THE OPPOSITION that confronts American universities at this point must be seen as a reply to the general social dissolution and as a reflection of adjustment to changes forced by the bureaucratization process. On the elemental level students revolt against the intellectual sterility of the university, against its bureaucratic pettiness, against its existence as a corporation of lies. The student is powerless over the employment of his life (which in his particular case is the odious job of producing and maintaining the technology and ideology so necessary to the continuation of capitalism), and his revolt against this condition is the expression of his proletarianization.

What we have witnessed in the last year and a half is the spectacular presentation of this revolt manacled to "issue politics" and underdeveloped ideologies — in short, manacled to the amelioration of the apparent defects of capitalism. The Columbia occupation appeared to grow out of this framework, but the immediacy of life in the 'communes' created gave expression to the real root of the revolt. This immediacy however was quickly eroded because no one there realized that the recuperators were still among them. The silly 'heroic' defeat, the factional quibbling — all followed, and Columbia (that is, this series of bureaucratic maneuvers mythologized) became a model for much of what has passed since.
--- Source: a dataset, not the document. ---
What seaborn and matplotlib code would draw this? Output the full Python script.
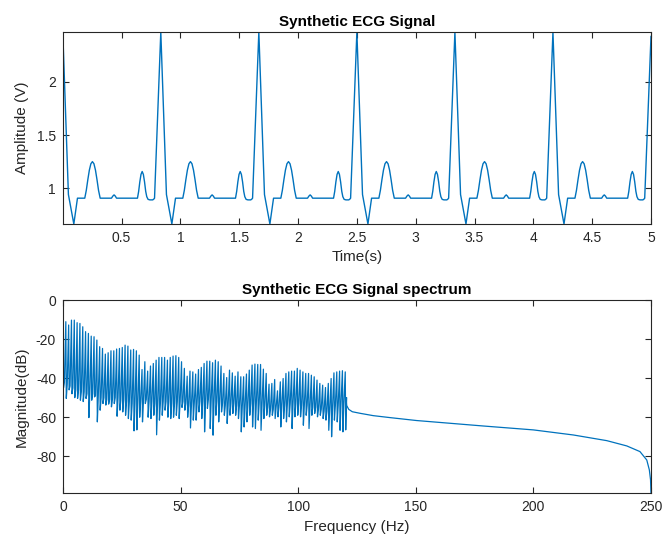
import numpy as np
import pandas as pd
import matplotlib
matplotlib.use("Agg")
import matplotlib.pyplot as plt
import seaborn as sns

# ---------------------------------------------------------------------------
# ECG: one beat (time from R peak, volts); beat repeats
# ---------------------------------------------------------------------------
beat_period = 0.8333
n_beats = 6
beat_t = [0.000, 0.048, 0.094, 0.125, 0.187,
          0.200, 0.213, 0.226, 0.239, 0.252, 0.265, 0.278, 0.291, 0.304, 0.318,
          0.414, 0.425, 0.436, 0.447, 0.457,
          0.635, 0.645, 0.655, 0.665, 0.675, 0.685, 0.695, 0.705, 0.714,
          0.725, 0.740, 0.765, 0.776, 0.780]
beat_v = [2.47, 0.94, 0.663, 0.906, 0.906,
          0.98, 1.08, 1.17, 1.23, 1.25, 1.23, 1.17, 1.08, 0.98, 0.906,
          0.906, 0.925, 0.937, 0.925, 0.906,
          0.906, 0.97, 1.06, 1.13, 1.157, 1.13, 1.06, 0.97, 0.92,
          0.895, 0.89, 0.89, 0.90, 0.906]
end_t, end_v = 5.0, 2.43

# ---------------------------------------------------------------------------
# Spectrum: harmonics of 1.2 Hz up to 120 Hz (peak / spike bottom / band level)
# ---------------------------------------------------------------------------
harm_step = 1.2
peak_db = [0.0,
           -11.1, -12.8, -10.3, -10.3, -11.6, -12.0, -13.7, -16.2, -17.1, -18.5,
           -18.8, -20.5, -23.9, -24.8, -27.7, -27.0, -26.0, -26.0, -25.1, -24.8,
           -24.3, -23.1, -23.6, -25.6, -25.3, -26.0, -28.2, -35.6, -31.6, -36.4,
           -33.8, -32.5, -30.8, -29.4, -29.4, -29.4, -30.8, -29.4, -28.7, -28.5,
           -29.4, -31.6, -35.0, -39.0, -36.4, -36.8, -37.9, -35.6, -34.5, -32.5,
           -31.3, -31.3, -32.1, -30.8, -31.6, -33.8, -37.6, -39.7, -35.9, -37.3,
           -39.0, -36.8, -39.3, -39.3, -37.9, -35.9, -33.3, -32.8, -33.0, -33.0,
           -35.4, -37.6, -43.1, -42.7, -40.7, -46.5, -41.9, -40.2, -37.6, -36.8,
           -36.4, -36.4, -35.0, -35.9, -36.8, -37.6, -37.6, -38.5, -39.3, -41.0,
           -42.7, -43.6, -44.8, -42.7, -40.2, -37.3, -36.8, -36.4, -36.2, -36.8]
low_db = [-45.0,
          -50.4, -46.0, -48.0, -50.0, -50.4, -51.3, -52.0, -50.4, -60.2, -51.3,
          -49.6, -62.4, -56.4, -53.0, -53.8, -53.3, -54.7, -53.0, -59.5, -56.4,
          -57.3, -59.0, -60.7, -61.5, -67.0, -66.5, -60.0, -62.4, -53.0, -60.0,
          -60.7, -59.0, -69.0, -61.5, -59.0, -56.4, -60.0, -60.7, -60.0, -59.0,
          -60.7, -55.0, -56.4, -60.0, -65.5, -61.5, -61.5, -57.3, -60.7, -67.5,
          -55.5, -65.8, -69.2, -59.0, -62.4, -57.3, -59.0, -63.2, -59.0, -58.1,
          -59.0, -60.7, -67.5, -65.0, -62.4, -59.0, -65.0, -65.8, -61.5, -66.7,
          -60.7, -59.0, -59.8, -59.0, -60.7, -59.8, -65.0, -60.7, -62.4, -59.8,
          -65.8, -59.8, -59.0, -59.8, -64.1, -59.0, -65.8, -59.0, -58.1, -59.8,
          -59.0, -60.7, -61.5, -66.7, -70.0, -61.5, -62.4, -66.7, -67.5, -66.5]
band_db = [-42.0,
           -43.0, -44.0, -45.0, -46.0, -46.0, -47.0, -47.0, -48.0, -48.0, -48.0,
           -49.0, -49.0, -50.0, -50.0, -51.0, -51.0, -51.0, -50.0, -50.0, -51.0,
           -51.0, -52.0, -52.0, -53.0, -53.0, -53.0, -52.0, -52.0, -51.0, -52.0,
           -52.0, -53.0, -53.0, -53.0, -52.0, -52.0, -52.0, -53.0, -53.0, -52.0,
           -52.0, -52.0, -53.0, -54.0, -54.0, -53.0, -53.0, -52.0, -52.0, -52.0,
           -51.0, -51.0, -52.0, -52.0, -52.0, -53.0, -54.0, -54.0, -53.0, -53.0,
           -54.0, -54.0, -55.0, -55.0, -54.0, -53.0, -53.0, -53.0, -53.0, -54.0,
           -54.0, -55.0, -56.0, -56.0, -55.0, -55.0, -54.0, -54.0, -53.0, -53.0,
           -53.0, -53.0, -53.0, -54.0, -54.0, -54.0, -55.0, -55.0, -55.0, -56.0,
           -56.0, -57.0, -57.0, -56.0, -55.0, -54.0, -54.0, -53.0, -53.0, -50.0]
tail_freq = [120.3, 120.6, 121.5, 123.0, 126.3, 131.9, 139.0, 150.3, 164.5, 178.7,
             200.0, 217.0, 231.2, 239.7, 245.3, 248.2, 249.3, 249.8, 250.0]
tail_db = [-50.0, -54.0, -56.0, -57.2, -58.0, -59.2, -60.2, -61.7, -63.1, -64.5,
           -66.5, -69.1, -72.0, -74.7, -77.6, -81.9, -87.0, -92.0, -99.0]

# ---------------------------------------------------------------------------
# Build series
# ---------------------------------------------------------------------------
ecg_t = [t + i * beat_period for i in range(n_beats) for t in beat_t] + [end_t]
ecg_v = [v for i in range(n_beats) for v in beat_v] + [end_v]
ecg = pd.DataFrame({"t": ecg_t, "v": ecg_v})

spec_f, spec_db = [], []
for k, (p, lo, b) in enumerate(zip(peak_db, low_db, band_db)):
    fk = k * harm_step
    spec_f += [fk, fk + 0.2, fk + 0.6]
    spec_db += [p, lo, b]
spec_f += tail_freq
spec_db += tail_db
spec = pd.DataFrame({"f": spec_f, "db": spec_db})

# ---------------------------------------------------------------------------
# Plot (MATLAB look)
# ---------------------------------------------------------------------------
sns.set_theme(style="ticks")
plt.rcParams["font.family"] = ["Liberation Sans", "DejaVu Sans"]
plt.rcParams["axes.unicode_minus"] = False
line_color = "#0072BD"
ink = "#262626"

fig = plt.figure(figsize=(6.65, 5.43), dpi=100)
W, H = 665, 543
ax1 = fig.add_axes([63 / W, (H - 224) / H, 588 / W, 192 / H])
ax2 = fig.add_axes([63 / W, (H - 493) / H, 588 / W, 193 / H])

sns.lineplot(data=ecg, x="t", y="v", ax=ax1, color=line_color, linewidth=1.0,
             sort=False, estimator=None)
sns.lineplot(data=spec, x="f", y="db", ax=ax2, color=line_color, linewidth=0.9,
             sort=False, estimator=None)

ax1.set_xlim(0.002, 5)
ax1.set_ylim(0.663, 2.47)
ax1.set_xticks([0.5, 1, 1.5, 2, 2.5, 3, 3.5, 4, 4.5, 5])
ax1.set_xticklabels(["0.5", "1", "1.5", "2", "2.5", "3", "3.5", "4", "4.5", "5"])
ax1.set_yticks([1, 1.5, 2])
ax1.set_yticklabels(["1", "1.5", "2"])
ax1.set_title("Synthetic ECG Signal", fontsize=11, fontweight="bold", pad=4, color="black")
ax1.set_xlabel("Time(s)", fontsize=11, color=ink, labelpad=4)
ax1.set_ylabel("Amplitude (V)", fontsize=11, color=ink)

ax2.set_xlim(0, 250)
ax2.set_ylim(-98.8, 0)
ax2.set_xticks([0, 50, 100, 150, 200, 250])
ax2.set_yticks([-80, -60, -40, -20, 0])
ax2.set_title("Synthetic ECG Signal spectrum", fontsize=11, fontweight="bold", pad=4, color="black")
ax2.set_xlabel("Frequency (Hz)", fontsize=11, color=ink, labelpad=4)
ax2.set_ylabel("Magnitude(dB)", fontsize=11, color=ink)

for ax in (ax1, ax2):
    for s in ax.spines.values():
        s.set_visible(True)
        s.set_color(ink)
        s.set_linewidth(0.8)
    ax.tick_params(direction="in", top=True, right=True, length=4, width=0.8,
                   colors=ink, labelsize=10, pad=5)
    ax.yaxis.set_label_coords(-0.058, 0.5)
    ax.grid(False)

fig.savefig("out.png", dpi=100, facecolor="white")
Out of the Columbia strike came a bizarre communitarian grouping called the Radical Action Cooperative (RAC). They opposed themselves to the subleninists all around them, claimed to start from a critique of daily life and declared affinities with the thought of the SI. But they quickly exposed themselves as inflictions of their own boredom and confusion, as ideologists of daily life. RAC migrated to Harvard where they provoked the unimaginative 'confrontations' from which the well-disciplined zombies of PL tried to profit.

Whenever necessary there is the show of violence (Cornell), but more often only the talk of the show. There are always the central strike committees with the bickering over the representation of blocs (not even people — blocs), always the tactical alliances and uncritical support — even to the trade unions: the San Francisco State strike collapsed from its sheer boorishness. The student ideologist still senses his underdevelopment, but finds his model in the spectacular presentations of black ideologists and bureaucrats. Northwestern was a charming beginning, and more recently, City College. The Panther heroes with their auxiliary, the Black Student Unions, present the basic reformist demands, and though they do not know it, they will be rendered superfluous by those demands that will be accepted. The apparent victory is only the appearance of victory.

Bureaucratic capitalism does not see the reforms necessary to its survival: these are first presented by oppositional bureaucrats and ideologists. This presentation is necessary. The prevailing system needs functionaries trained in Black Studies Programs, its welfare breakfast administrators, and the universities need to incorporate students into their administrations — but the presentation is 'unofficial,' spectacularly oppositional and therefore excessive. Once the official programs are created (minus ideological exaggerations) to meet the needs, there follows the spectacular destruction of the agents of exaggeration. It was true of the old Bolsheviks and more recently in our particular history, the 'leftists' in the formation of the CIO — and it will come true for the Panthers and their white collegiate counterparts. This spectacular destruction, serving to create the myths of martyrs that will colonize and falsify future opposition, only covers the real tightening up on those "masses" whose violent excesses find no possible bureaucratic integration.